Bromine functionalization of metal–organic frameworks to improve ethane/ethylene separation

Abstract

Metal–organic frameworks (MOFs) have undergone extensive study as ethane-selective adsorbents for ethane/ethylene (C2H6/C2H4) separation, a process currently conducted through energy-intensive cryogenic distillation in the petrochemical industry. Herein, we present the effect of functionalization using bromine, known for its high polarizability, on the C2H6-selective adsorption properties of MOF. This approach, based on the slightly larger polarizability of C2H6 compared to C2H4, was systematically investigated using three isostructural MOFs: DMOF-1, DMOF-1-Br, and DMOF-1-Br2, featuring 1,4-benzenedicarboxylate, 2-bromo-1,4-benzenedicarboxylate, and 2,5-dibromo-1,4-benzenedicarboxylate ligands, respectively.

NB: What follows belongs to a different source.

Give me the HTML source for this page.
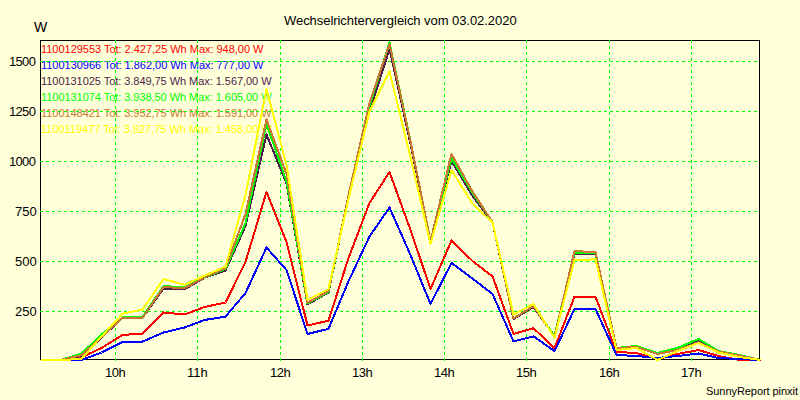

While their C2H6/C2H4 selectivity, based on the ideal adsorbed solution theory, increased (from 1.51 to 1.75 at 298 K and 100 kPa for the 1/1 (v/v) mixture) with the rising Br content, breakthrough experiments revealed that DMOF-1-Br achieves the highest high-purity (>99.95 %) C2H4 productivity (9.7 LSTP kg−1 at 298 K and 100 kPa for the 1/1 mixture and 22.2 LSTP kg−1 for the 1/15 mixture). This accomplishment is attributed to the appropriate bromine functionalization. Further insight into their C2H6-selective adsorption behavior was gained through canonical Monte Carlo and dispersion-corrected density functional theory simulations.